Adobe Chief Executive Officer Shantanu Narayen, facing slumping demand for design software from advertisers, this month announced 600 job cuts, equal to 8 percent of the workforce. Ad spending probably will shrink next year, the first time since 2001, according to ZenithOptimedia and Interpublic Group of Cos.

“Investors like to see companies cut costs aggressively, which Adobe is clearly doing,” said Andy Miedler, an analyst with Edward Jones & Co. in St. Louis. He advises buying the shares, which he doesn’t own. “Everyone realizes in this environment, revenue growth isn’t in management’s hands.” Adobe, which also makes the Flash online video and animation software, rose $1.45, or 6.5 percent, to $23.77 on the Nasdaq Stock Market at 9:47 a.m. New York time and earlier advanced to $24.04. The stock had lost 48 percent this year before today.

Sales will be $800 million to $850 million in the first quarter, Adobe said yesterday, matching an earlier forecast.

‘We Delivered’

Fourth-quarter revenue was little changed, at $915.3 million, in line with the preliminary results released two weeks earlier. Net income rose to $245.9 million, or 46 cents a share, from $222.2 million, or 38 cents, a year ago, also in the range of the earlier report.

Excluding some costs, profit rose to 60 cents a share in the fourth quarter, which ended Nov. 28. Adobe said earlier this month that the figure would be 59 cents to 60 cents. Sales a year earlier were $911.2 million.

“If you consider the fact that we’ve been in a recession for a year, we think we really delivered,” Chief Financial Officer Mark Garrett said in an interview yesterday. “We delivered the revenue growth we said we would and had better profit. The industry and the market we serve is still very good. We are just waiting to get through a tough economy.”

Adobe is counting on Creative Suite 4, a package of design programs, to entice buyers. The software, known as CS4, more tightly integrates the company’s Flash technology with its other applications.

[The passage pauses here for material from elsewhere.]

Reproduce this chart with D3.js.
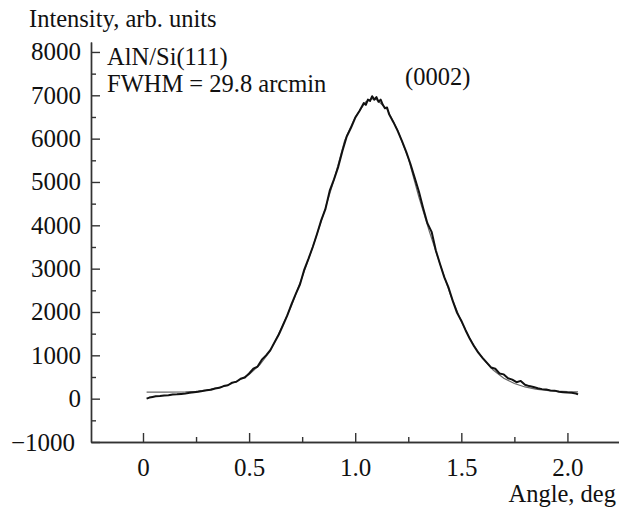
<!DOCTYPE html>
<html>
<head>
<meta charset="utf-8">
<script src="https://cdn.jsdelivr.net/npm/d3@7"></script>
<style>
  body { margin: 0; background: #fff; }
  svg text { font-family: "Liberation Serif", "Times New Roman", Tinos, serif; fill: #111; }
</style>
</head>
<body>
<div id="chart"></div>
<script>
// measured rocking curve (angle in deg, intensity)
var measAngle = [0.017, 0.03, 0.045, 0.06, 0.08, 0.10, 0.12, 0.14, 0.16, 0.18,
  0.20, 0.22, 0.24, 0.26, 0.28, 0.30, 0.32, 0.34, 0.36, 0.38,
  0.40, 0.42, 0.44, 0.46, 0.48, 0.50, 0.52, 0.54, 0.56, 0.58,
  0.60, 0.62, 0.64, 0.66, 0.68, 0.70, 0.72, 0.74, 0.76, 0.78,
  0.80, 0.82, 0.84, 0.86, 0.88, 0.90, 0.92, 0.94, 0.96, 0.98,
  1.00, 1.02, 1.04, 1.05, 1.06, 1.07, 1.08, 1.09, 1.10, 1.11,
  1.12, 1.13, 1.14, 1.15, 1.16, 1.18, 1.20, 1.22, 1.24, 1.26,
  1.28, 1.30, 1.32, 1.34, 1.36, 1.38, 1.40, 1.42, 1.44, 1.46,
  1.48, 1.50, 1.52, 1.54, 1.56, 1.58, 1.60, 1.62, 1.64, 1.66,
  1.68, 1.70, 1.72, 1.74, 1.76, 1.78, 1.80, 1.82, 1.84, 1.86,
  1.88, 1.90, 1.92, 1.94, 1.96, 1.98, 2.00, 2.02, 2.04, 2.05];
var measIntensity = [0, 25, 40, 55, 60, 75, 80, 95, 100, 110,
  120, 135, 150, 160, 175, 195, 205, 235, 250, 290,
  310, 370, 390, 460, 490, 580, 690, 740, 900, 1000,
  1120, 1300, 1480, 1700, 1920, 2180, 2420, 2640, 2980, 3230,
  3500, 3800, 4120, 4380, 4800, 5060, 5350, 5720, 6050, 6250,
  6480, 6640, 6820, 6780, 6900, 6870, 6980, 6900, 6960, 6850,
  6900, 6780, 6700, 6720, 6560, 6380, 6180, 5950, 5700, 5420,
  5100, 4780, 4400, 4050, 3850, 3420, 3100, 2800, 2560, 2250,
  1980, 1800, 1580, 1380, 1210, 1060, 940, 830, 720, 690,
  580, 560, 470, 440, 380, 410, 320, 290, 270, 240,
  220, 210, 190, 185, 160, 150, 140, 135, 120, 100];

// fitted curve
var fitAngle = [0.017, 0.10, 0.20, 0.25, 0.30, 0.35, 0.40, 0.45, 0.50, 0.55,
  0.60, 0.65, 0.70, 0.75, 0.80, 0.85, 0.90, 0.95, 1.00, 1.05,
  1.08, 1.10, 1.15, 1.20, 1.25, 1.30, 1.35, 1.40, 1.45, 1.50,
  1.55, 1.60, 1.65, 1.70, 1.75, 1.80, 1.85, 1.90, 1.95, 2.00, 2.05];
var fitIntensity = [152, 153, 158, 170, 200, 250, 310, 420, 560, 780,
  1100, 1600, 2150, 2800, 3500, 4250, 5050, 5950, 6500, 6850,
  6920, 6900, 6680, 6200, 5550, 4650, 3850, 3100, 2380, 1780,
  1300, 930, 660, 470, 350, 270, 220, 190, 172, 162, 158];

var xTicks = [0, 0.5, 1.0, 1.5, 2.0];
var xTickLabels = ["0", "0.5", "1.0", "1.5", "2.0"];
var yTicks = [-1000, 0, 1000, 2000, 3000, 4000, 5000, 6000, 7000, 8000];

(function() {
  var margin = { top: 42, left: 91, right: 0, bottom: 68 },
    height = 510 - margin.top - margin.bottom,
    width = 619 - margin.left - margin.right;

  var serif = "'Liberation Serif', 'Times New Roman', Tinos, serif";

  var svg = d3.select("#chart")
    .append("svg")
    .attr("height", height + margin.top + margin.bottom)
    .attr("width", width + margin.left + margin.right)
    .append("g")
    .attr("transform", "translate(" + margin.left + "," + margin.top + ")");

  var x = d3.scaleLinear().domain([-0.245, 2.243]).range([0, width]);
  var y = d3.scaleLinear().domain([-1000, 8230]).range([height, 0]);

  // minor ticks first
  svg.append("g")
    .attr("class", "axis")
    .attr("transform", "translate(0," + height + ")")
    .call(d3.axisBottom(x).tickValues([0.25, 0.75, 1.25, 1.75]).tickSizeInner(-5).tickSizeOuter(0).tickFormat(""));
  svg.append("g")
    .attr("class", "axis")
    .call(d3.axisLeft(y).tickValues(d3.range(-500, 8001, 1000)).tickSizeInner(-5).tickSizeOuter(0).tickFormat(""));

  var xAxis = svg.append("g")
    .attr("class", "axis")
    .attr("transform", "translate(0," + height + ")")
    .call(d3.axisBottom(x).tickValues(xTicks).tickSizeInner(-9).tickSizeOuter(0).tickPadding(16)
      .tickFormat(function(d, i) { return xTickLabels[i]; }));

  var yAxis = svg.append("g")
    .attr("class", "axis")
    .call(d3.axisLeft(y).tickValues(yTicks).tickSizeInner(-9).tickSizeOuter(0).tickPadding(10)
      .tickFormat(function(d) { return d < 0 ? "\u22121000" : d; }));

  svg.selectAll(".axis").attr("font-family", serif);

  svg.selectAll(".axis path, .axis line")
    .attr("stroke", "#333")
    .attr("stroke-width", 1.4);
  svg.selectAll(".axis text")
    .style("font-family", serif)
    .style("font-size", "25px")
    .attr("fill", "#111");

  // bottom label sits a little left
  yAxis.selectAll(".tick text")
    .filter(function(d) { return d < 0; })
    .attr("x", -16);

  var line = d3.line()
    .x(function(d) { return x(d[0]); })
    .y(function(d) { return y(d[1]); });

  var fit = fitAngle.map(function(a, i) { return [a, fitIntensity[i]]; });
  var meas = measAngle.map(function(a, i) { return [a, measIntensity[i]]; });

  svg.append("path")
    .datum(fit)
    .attr("d", line)
    .attr("fill", "none")
    .attr("stroke", "#666")
    .attr("stroke-width", 1.2);

  svg.append("path")
    .datum(meas)
    .attr("d", line)
    .attr("fill", "none")
    .attr("stroke", "#111")
    .attr("stroke-width", 2)
    .attr("stroke-linejoin", "round");

  var root = d3.select("#chart svg");

  function label(tx, ty, str, anchor) {
    root.append("text")
      .attr("x", tx)
      .attr("y", ty)
      .attr("text-anchor", anchor || "start")
      .style("font-family", serif)
      .style("font-size", "24.5px")
      .text(str);
  }

  label(29, 27, "Intensity, arb. units");
  label(107, 65, "AlN/Si(111)");
  label(107, 92, "FWHM = 29.8 arcmin");
  label(405, 85, "(0002)");
  label(616, 502, "Angle, deg", "end");
})();
</script>
</body>
</html>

“The economy is really slowing people’s decision to upgrade from CS3 to CS4,” Garrett said. Sales of the new software “are 20 percent below where CS3 was at the same time in its product cycle, and we believe it’s all driven by the economy.”

The gain in the U.S. dollar last quarter also ate into sales at Adobe, which gets more than half its revenue outside the U.S. The euro, the British pound and other major currencies fell more than 10 percent in the third calendar quarter against the dollar. That reduced the value of sales overseas.